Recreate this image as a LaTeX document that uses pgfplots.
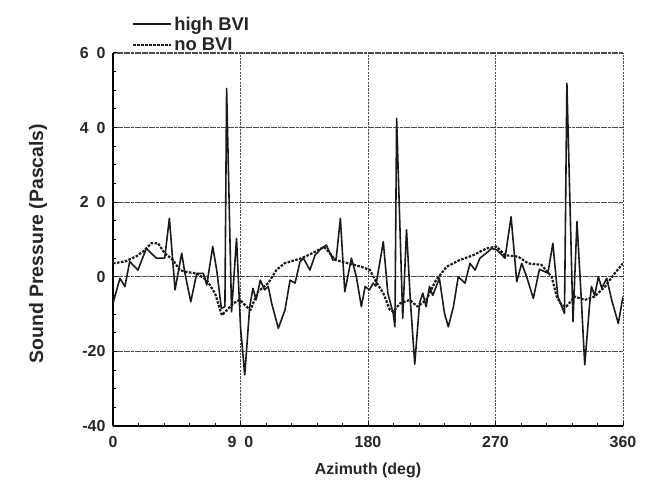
\documentclass[border=0pt]{standalone}
\usepackage{fontspec}
\setmainfont{Liberation Sans}
\usepackage{pgfplots}
\pgfplotsset{compat=1.18}

\definecolor{curve}{HTML}{1A1A1A}
\definecolor{gridc}{HTML}{4A4A4A}

\pgfplotstableread{
az p
0 -7.1
4.9 -0.4
8.4 -2.6
11.8 4.1
17.6 1.8
23.5 7.6
30.6 5.0
36.5 5.0
39.8 15.7
43.8 -3.5
48.5 6.3
50.8 0.9
54.9 -6.7
59.1 0.9
63.8 0.9
66.2 -2.2
70.4 8.1
73.2 1.8
76.5 -8.5
79.0 -8.0
80.2 50.5
83.7 -9.4
87.2 10.3
90.0 -13.4
93.0 -26.3
96.5 -8.0
98.8 -3.1
101.0 -6.2
104.0 -0.9
107.0 -3.5
109.6 -2.6
112.0 -7.1
116.7 -13.8
121.4 -8.9
125.0 -0.9
128.5 -1.7
132.0 4.0
134.4 5.0
139.0 1.8
142.6 5.8
147.0 7.6
150.6 8.5
155.3 4.5
157.6 5.0
160.5 15.7
163.6 -4.0
168.3 5.0
171.8 0.0
175.3 -8.0
178.0 -2.6
181.0 -3.5
183.7 -1.7
185.5 -2.5
190.8 9.4
194.0 -4.4
197.8 -9.8
199.0 -13.4
200.2 42.5
204.5 -11.1
207.2 12.6
210.0 -7.0
213.0 -23.4
216.4 -7.0
218.7 -4.4
221.0 -8.0
223.4 -2.6
225.7 -5.0
230.4 -0.4
234.0 -9.8
236.7 -13.4
240.3 -8.0
243.7 0.0
248.5 -1.7
252.0 3.6
255.6 1.8
259.0 5.0
264.0 6.5
267.3 7.6
271.0 7.2
276.7 5.0
281.0 16.1
285.0 -1.3
288.5 3.6
292.0 0.0
296.7 -5.8
301.0 2.0
307.0 1.0
310.5 9.0
314.0 -5.3
318.7 -9.8
320.4 51.9
324.7 -12.0
327.5 14.8
330.6 -6.2
333.0 -23.6
336.5 -7.1
337.7 -2.6
340.0 -5.0
342.6 0.0
345.0 -3.0
348.5 -0.4
352.0 -6.2
356.7 -12.5
360.0 -5.3
}\highbvi

\pgfplotstableread{
az p
0 3.6
8.4 4.1
16.5 5.5
22.0 7.0
27.0 9.0
31.8 9.0
36.5 6.3
42.4 4.5
47.1 1.8
51.8 1.3
59.1 0.9
66.2 -0.9
72.0 -4.4
76.8 -10.3
80.2 -9.0
84.9 -7.1
89.6 -6.2
94.3 -8.0
97.0 -8.9
102.3 -4.0
109.6 -1.7
115.3 1.8
121.0 3.6
127.0 4.3
133.2 5.0
139.0 6.0
145.0 7.2
149.0 8.0
152.0 6.8
157.0 4.5
166.0 3.6
175.3 2.7
181.4 1.8
185.0 -0.9
190.8 -4.4
195.5 -8.9
198.0 -9.3
202.7 -7.1
209.5 -6.2
215.0 -8.0
221.0 -6.2
228.0 -0.9
235.5 2.7
244.8 4.5
254.3 5.8
263.6 7.6
270.8 8.1
276.7 5.8
286.0 5.4
293.0 3.6
302.4 3.2
309.7 0.0
313.2 -5.3
316.7 -7.6
320.0 -8.0
325.9 -5.3
333.0 -6.2
340.0 -5.3
347.3 -2.6
354.3 1.0
360.0 3.6
}\nobvi

\begin{document}
\begin{tikzpicture}
\path[use as bounding box] (-113bp,-59bp) rectangle (541bp,426bp);
\begin{axis}[
  scale only axis,
  width=510bp, height=373bp,
  xmin=0, xmax=360, ymin=-40, ymax=60,
  axis x line*=bottom, axis y line*=left,
  axis line style={draw=black, line width=1.2pt},
  tick align=inside,
  major tick length=4.5bp, minor tick length=3bp,
  every tick/.style={black, line width=1pt},
  xtick={0,90,180,270,360},
  xticklabels={0,9\hspace{0.5em}0,180,270,360},
  ytick={-40,-20,0,20,40,60},
  yticklabels={-40,-20,0,2\hspace{0.5em}0,4\hspace{0.5em}0,6\hspace{0.5em}0},
  minor x tick num=4, minor y tick num=3,
  xmajorgrids, ymajorgrids,
  x grid style={draw=gridc, line width=0.9pt, dash pattern=on 2.2pt off 1.2pt},
  y grid style={draw=gridc, line width=1.1pt, dash pattern=on 3pt off 0.6pt},
  /pgf/number format/assume math mode=true,
  tick label style={font=\fontsize{16}{18}\selectfont\bfseries, text=black!85},
  xticklabel style={yshift=-7bp},
  yticklabel style={xshift=-4bp},
  every axis x label/.style={at={(axis description cs:0.5,-0.118)}, anchor=center,
    font=\fontsize{16}{18}\selectfont\bfseries, text=black!85},
  every axis y label/.style={at={(axis description cs:-0.147,0.489)}, rotate=90, anchor=center,
    font=\fontsize{19.5}{22}\selectfont\bfseries, text=black!85},
  xlabel={Azimuth (deg)},
  ylabel={Sound Pressure (Pascals)},
  legend style={at={(axis description cs:0.037,1.0)}, anchor=south west,
    draw=none, fill=none, inner sep=0pt, row sep=4bp,
    font=\fontsize{18.5}{20}\selectfont\bfseries, cells={anchor=west},
    nodes={inner xsep=2bp, inner ysep=1bp, text=black!85}},
  legend image code/.code={\draw[#1] (0bp,0bp) -- (38bp,0bp);},
]
\addplot[curve, line width=1.6pt, line join=round] table[x=az, y=p] {\highbvi};
\addlegendentry{high BVI}
\addplot[curve, line width=2.2pt, dash pattern=on 2.6pt off 1.4pt, line join=round] table[x=az, y=p] {\nobvi};
\addlegendentry{no BVI}
\end{axis}
\end{tikzpicture}
\end{document}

- - -

• BRIEF
Write out the whole listing exactly, and drop the pictures.

• ANSWER TO THIS TASK
Recreate this image as a LaTeX document that uses pgfplots.
\documentclass[border=0pt]{standalone}
\usepackage{fontspec}
\setmainfont{Liberation Sans}
\usepackage{pgfplots}
\pgfplotsset{compat=1.18}

\definecolor{curve}{HTML}{1A1A1A}
\definecolor{gridc}{HTML}{4A4A4A}

\pgfplotstableread{
az p
0 -7.1
4.9 -0.4
8.4 -2.6
11.8 4.1
17.6 1.8
23.5 7.6
30.6 5.0
36.5 5.0
39.8 15.7
43.8 -3.5
48.5 6.3
50.8 0.9
54.9 -6.7
59.1 0.9
63.8 0.9
66.2 -2.2
70.4 8.1
73.2 1.8
76.5 -8.5
79.0 -8.0
80.2 50.5
83.7 -9.4
87.2 10.3
90.0 -13.4
93.0 -26.3
96.5 -8.0
98.8 -3.1
101.0 -6.2
104.0 -0.9
107.0 -3.5
109.6 -2.6
112.0 -7.1
116.7 -13.8
121.4 -8.9
125.0 -0.9
128.5 -1.7
132.0 4.0
134.4 5.0
139.0 1.8
142.6 5.8
147.0 7.6
150.6 8.5
155.3 4.5
157.6 5.0
160.5 15.7
163.6 -4.0
168.3 5.0
171.8 0.0
175.3 -8.0
178.0 -2.6
181.0 -3.5
183.7 -1.7
185.5 -2.5
190.8 9.4
194.0 -4.4
197.8 -9.8
199.0 -13.4
200.2 42.5
204.5 -11.1
207.2 12.6
210.0 -7.0
213.0 -23.4
216.4 -7.0
218.7 -4.4
221.0 -8.0
223.4 -2.6
225.7 -5.0
230.4 -0.4
234.0 -9.8
236.7 -13.4
240.3 -8.0
243.7 0.0
248.5 -1.7
252.0 3.6
255.6 1.8
259.0 5.0
264.0 6.5
267.3 7.6
271.0 7.2
276.7 5.0
281.0 16.1
285.0 -1.3
288.5 3.6
292.0 0.0
296.7 -5.8
301.0 2.0
307.0 1.0
310.5 9.0
314.0 -5.3
318.7 -9.8
320.4 51.9
324.7 -12.0
327.5 14.8
330.6 -6.2
333.0 -23.6
336.5 -7.1
337.7 -2.6
340.0 -5.0
342.6 0.0
345.0 -3.0
348.5 -0.4
352.0 -6.2
356.7 -12.5
360.0 -5.3
}\highbvi

\pgfplotstableread{
az p
0 3.6
8.4 4.1
16.5 5.5
22.0 7.0
27.0 9.0
31.8 9.0
36.5 6.3
42.4 4.5
47.1 1.8
51.8 1.3
59.1 0.9
66.2 -0.9
72.0 -4.4
76.8 -10.3
80.2 -9.0
84.9 -7.1
89.6 -6.2
94.3 -8.0
97.0 -8.9
102.3 -4.0
109.6 -1.7
115.3 1.8
121.0 3.6
127.0 4.3
133.2 5.0
139.0 6.0
145.0 7.2
149.0 8.0
152.0 6.8
157.0 4.5
166.0 3.6
175.3 2.7
181.4 1.8
185.0 -0.9
190.8 -4.4
195.5 -8.9
198.0 -9.3
202.7 -7.1
209.5 -6.2
215.0 -8.0
221.0 -6.2
228.0 -0.9
235.5 2.7
244.8 4.5
254.3 5.8
263.6 7.6
270.8 8.1
276.7 5.8
286.0 5.4
293.0 3.6
302.4 3.2
309.7 0.0
313.2 -5.3
316.7 -7.6
320.0 -8.0
325.9 -5.3
333.0 -6.2
340.0 -5.3
347.3 -2.6
354.3 1.0
360.0 3.6
}\nobvi

\begin{document}
\begin{tikzpicture}
\path[use as bounding box] (-113bp,-59bp) rectangle (541bp,426bp);
\begin{axis}[
  scale only axis,
  width=510bp, height=373bp,
  xmin=0, xmax=360, ymin=-40, ymax=60,
  axis x line*=bottom, axis y line*=left,
  axis line style={draw=black, line width=1.2pt},
  tick align=inside,
  major tick length=4.5bp, minor tick length=3bp,
  every tick/.style={black, line width=1pt},
  xtick={0,90,180,270,360},
  xticklabels={0,9\hspace{0.5em}0,180,270,360},
  ytick={-40,-20,0,20,40,60},
  yticklabels={-40,-20,0,2\hspace{0.5em}0,4\hspace{0.5em}0,6\hspace{0.5em}0},
  minor x tick num=4, minor y tick num=3,
  xmajorgrids, ymajorgrids,
  x grid style={draw=gridc, line width=0.9pt, dash pattern=on 2.2pt off 1.2pt},
  y grid style={draw=gridc, line width=1.1pt, dash pattern=on 3pt off 0.6pt},
  /pgf/number format/assume math mode=true,
  tick label style={font=\fontsize{16}{18}\selectfont\bfseries, text=black!85},
  xticklabel style={yshift=-7bp},
  yticklabel style={xshift=-4bp},
  every axis x label/.style={at={(axis description cs:0.5,-0.118)}, anchor=center,
    font=\fontsize{16}{18}\selectfont\bfseries, text=black!85},
  every axis y label/.style={at={(axis description cs:-0.147,0.489)}, rotate=90, anchor=center,
    font=\fontsize{19.5}{22}\selectfont\bfseries, text=black!85},
  xlabel={Azimuth (deg)},
  ylabel={Sound Pressure (Pascals)},
  legend style={at={(axis description cs:0.037,1.0)}, anchor=south west,
    draw=none, fill=none, inner sep=0pt, row sep=4bp,
    font=\fontsize{18.5}{20}\selectfont\bfseries, cells={anchor=west},
    nodes={inner xsep=2bp, inner ysep=1bp, text=black!85}},
  legend image code/.code={\draw[#1] (0bp,0bp) -- (38bp,0bp);},
]
\addplot[curve, line width=1.6pt, line join=round] table[x=az, y=p] {\highbvi};
\addlegendentry{high BVI}
\addplot[curve, line width=2.2pt, dash pattern=on 2.6pt off 1.4pt, line join=round] table[x=az, y=p] {\nobvi};
\addlegendentry{no BVI}
\end{axis}
\end{tikzpicture}
\end{document}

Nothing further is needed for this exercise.